Exercise aim:
Print nothing but the lines from the start of the listing below through the line that contains "ylim = ((H - row0_px)". Do not include the pictures.

Collected data:
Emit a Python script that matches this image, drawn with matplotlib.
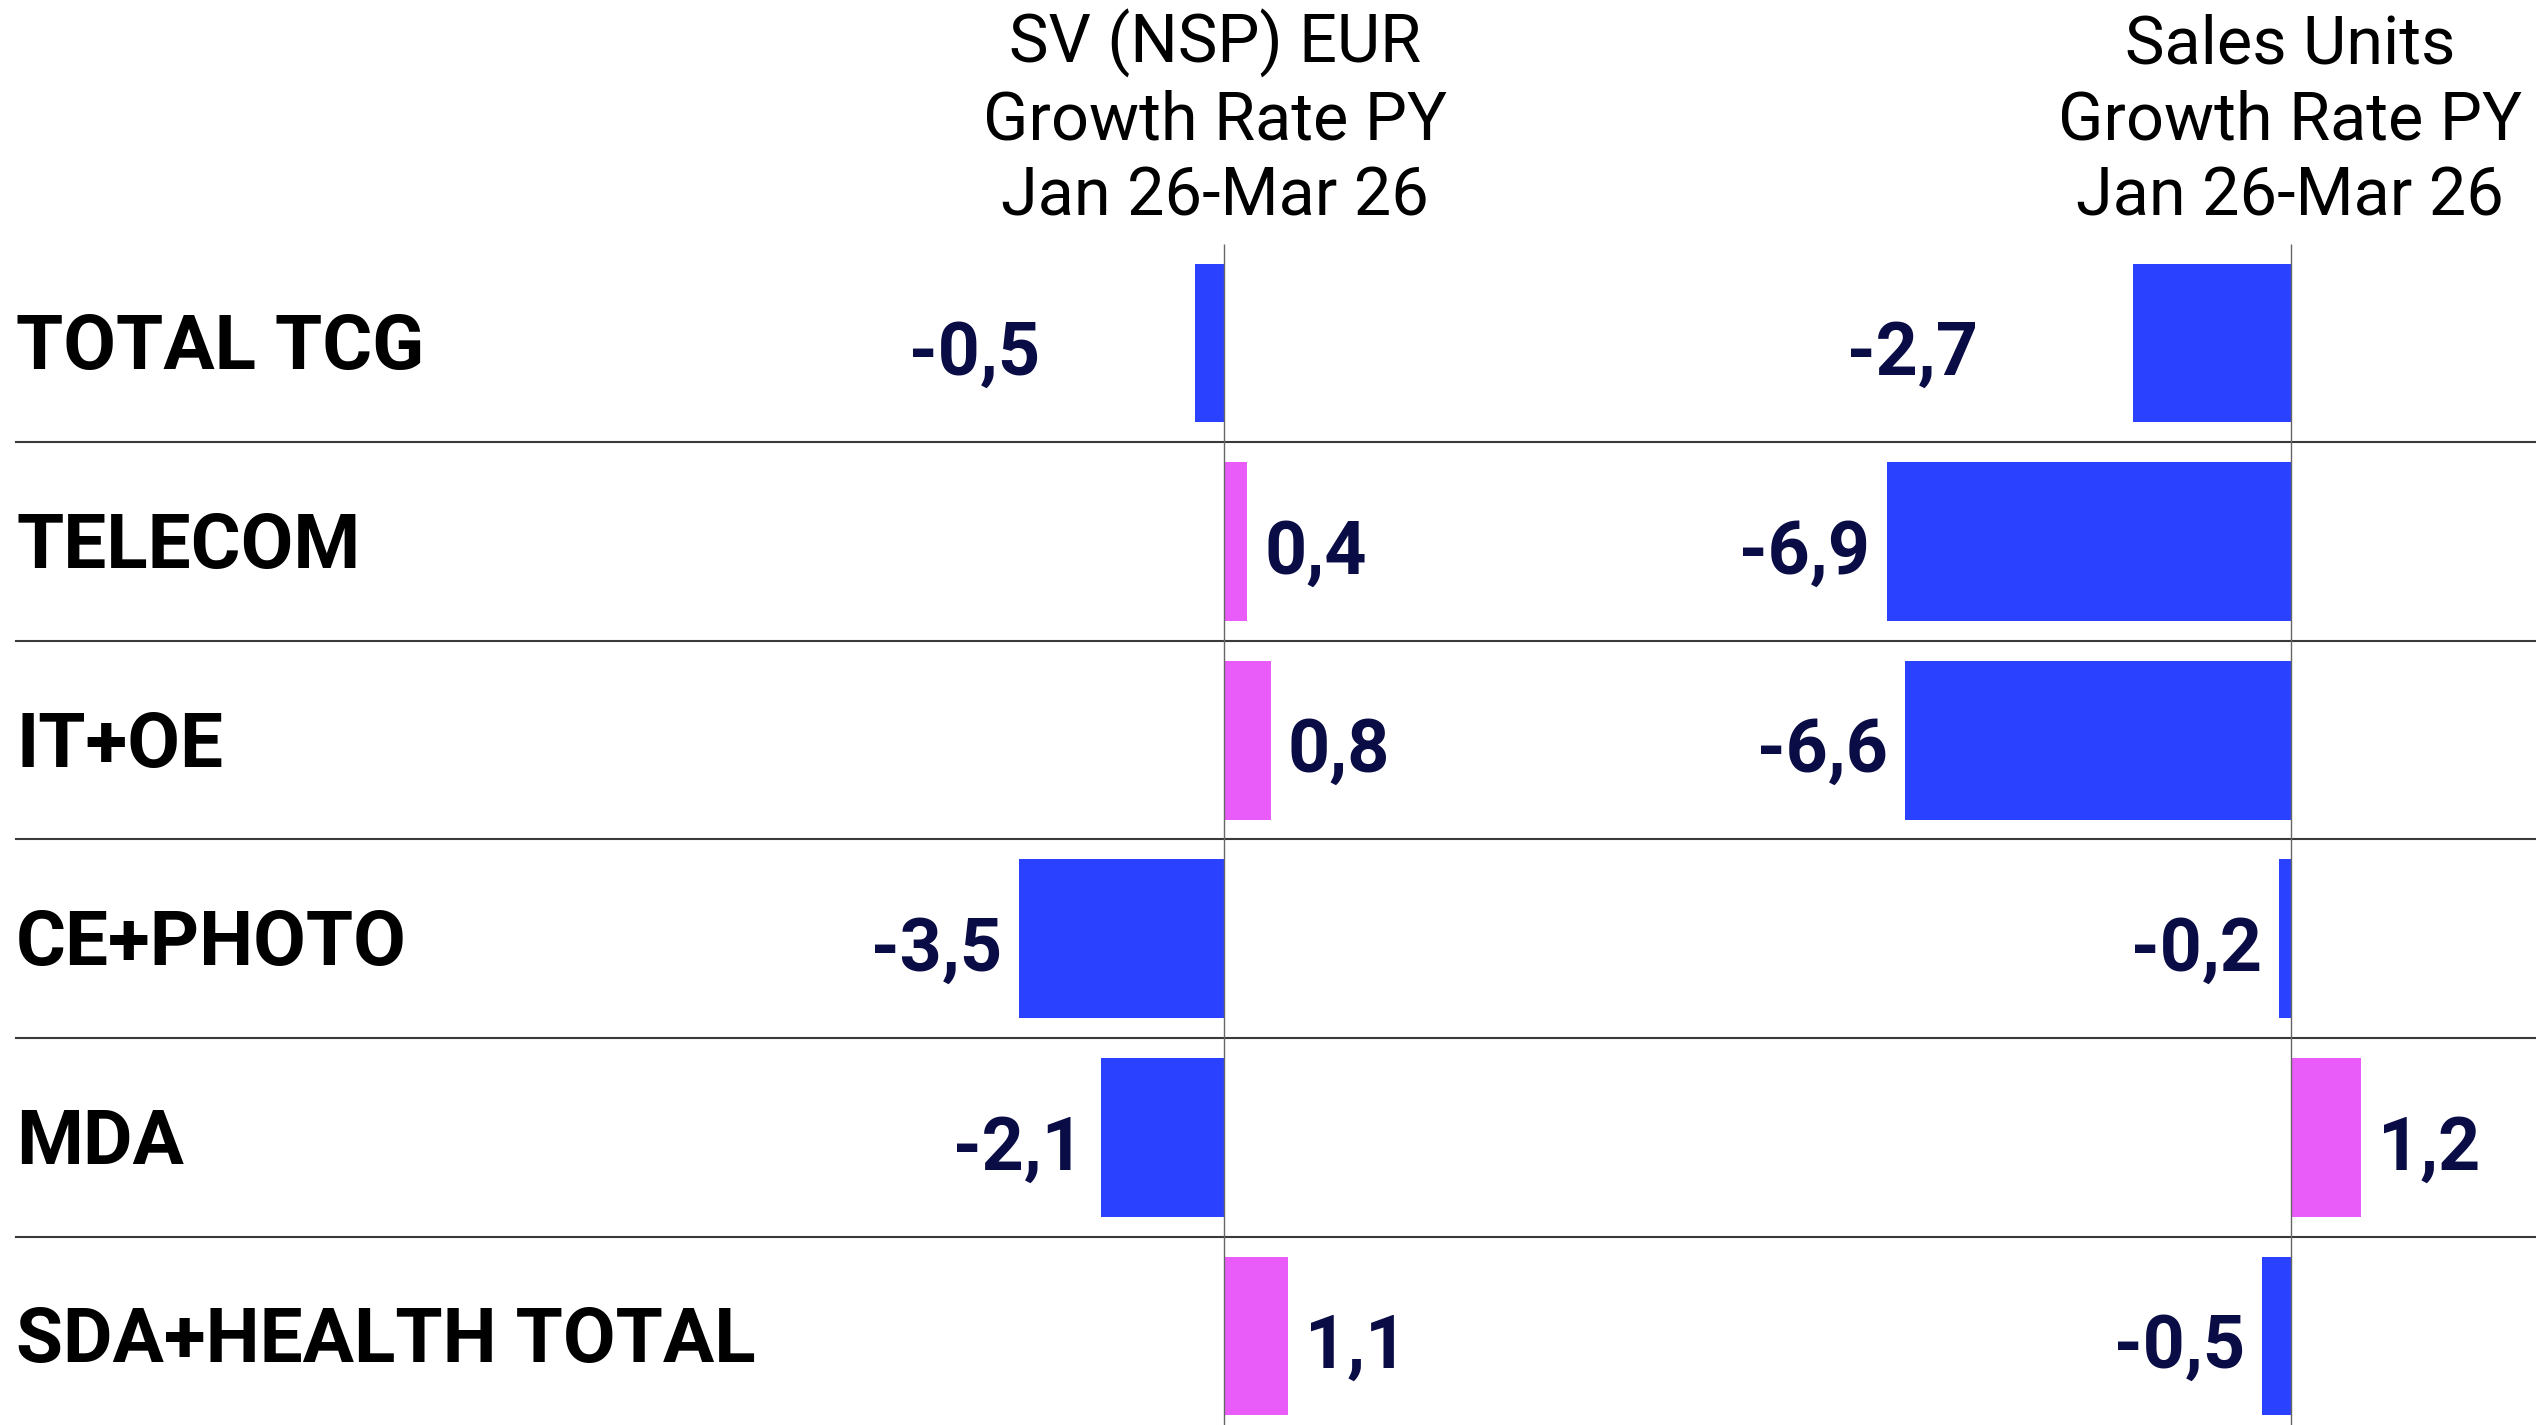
import matplotlib
matplotlib.use("Agg")
import matplotlib.pyplot as plt
import matplotlib.transforms as mtransforms

categories = ["TOTAL TCG", "TELECOM", "IT+OE", "CE+PHOTO", "MDA", "SDA+HEALTH TOTAL"]
sv_growth = [-0.5, 0.4, 0.8, -3.5, -2.1, 1.1]
units_growth = [-2.7, -6.9, -6.6, -0.2, 1.2, -0.5]
headers = [
    ["SV (NSP) EUR", "Growth Rate PY", "Jan 26-Mar 26"],
    ["Sales Units", "Growth Rate PY", "Jan 26-Mar 26"],
]

BLUE = "#2A41FF"
PINK = "#EA5CFA"
NAVY = "#0A0C45"

W, H = 2536, 1425
DPI = 100
PX_PER_UNIT = 58.5
fig = plt.figure(figsize=(W / DPI, H / DPI), dpi=DPI)
fig.patch.set_facecolor("white")

# axes layout in pixels
split = 1760
zero_px = [1224, 2291]
ax_specs = [(0, split), (split, W)]

row0_px = 343
pitch_px = 198.6
ylim = ((H - row0_px) / pitch_px, -row0_px / pitch_px)

axes = []
for (x0, x1), z, vals in zip(ax_specs, zero_px, [sv_growth, units_growth]):
    ax = fig.add_axes([x0 / W, 0, (x1 - x0) / W, 1])
    ax.set_xlim(-(z - x0) / PX_PER_UNIT, (x1 - z) / PX_PER_UNIT)
    ax.set_ylim(*ylim)
    ax.axis("off")
    ypos = list(range(len(categories)))
    colors = [BLUE if v < 0 else PINK for v in vals]
    ax.barh(ypos, vals, height=0.8, color=colors, zorder=2)
    ax.vlines(0, -0.5, ylim[0], color="#666666", lw=1.0, zorder=3)
    for i, v in enumerate(vals):
        gap = 155 if i == 0 else 17
        off = gap / PX_PER_UNIT
        txt = f"{v:.1f}".replace(".", ",")
        if v < 0:
            ax.text(v - off, i + 0.06, txt, ha="right", va="center",
                    fontsize=53, fontweight="bold", color=NAVY, family="Roboto")
        else:
            ax.text(v + off, i + 0.06, txt, ha="left", va="center",
                    fontsize=53, fontweight="bold", color=NAVY, family="Roboto")
    axes.append(ax)

ax1, ax2 = axes
for k in range(len(categories) - 1):
    ax1.axhline(k + 0.5, xmin=16 / split, xmax=1, color="#3a3a3a", lw=1.5, zorder=1)
    ax2.axhline(k + 0.5, color="#3a3a3a", lw=1.5, zorder=1)

trans = mtransforms.blended_transform_factory(ax1.transAxes, ax1.transData)
for i, c in enumerate(categories):
    ax1.text(16 / split, i + 0.03, c, transform=trans, ha="left", va="center",
             fontsize=55, fontweight="bold", color="black", family="Roboto")

# column headers
header_x = [1215, 2290]
baselines = [63, 140, 216]
for hx, lines in zip(header_x, headers):
    for b, line in zip(baselines, lines):
        fig.text(hx / W, 1 - b / H, line, ha="center", va="baseline",
                 fontsize=48, color="black", family="Roboto")

fig.savefig("out.png", dpi=DPI, facecolor="white")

Reply:
Emit a Python script that matches this image, drawn with matplotlib.
import matplotlib
matplotlib.use("Agg")
import matplotlib.pyplot as plt
import matplotlib.transforms as mtransforms

categories = ["TOTAL TCG", "TELECOM", "IT+OE", "CE+PHOTO", "MDA", "SDA+HEALTH TOTAL"]
sv_growth = [-0.5, 0.4, 0.8, -3.5, -2.1, 1.1]
units_growth = [-2.7, -6.9, -6.6, -0.2, 1.2, -0.5]
headers = [
    ["SV (NSP) EUR", "Growth Rate PY", "Jan 26-Mar 26"],
    ["Sales Units", "Growth Rate PY", "Jan 26-Mar 26"],
]

BLUE = "#2A41FF"
PINK = "#EA5CFA"
NAVY = "#0A0C45"

W, H = 2536, 1425
DPI = 100
PX_PER_UNIT = 58.5
fig = plt.figure(figsize=(W / DPI, H / DPI), dpi=DPI)
fig.patch.set_facecolor("white")

# axes layout in pixels
split = 1760
zero_px = [1224, 2291]
ax_specs = [(0, split), (split, W)]

row0_px = 343
pitch_px = 198.6
ylim = ((H - row0_px) / pitch_px, -row0_px / pitch_px)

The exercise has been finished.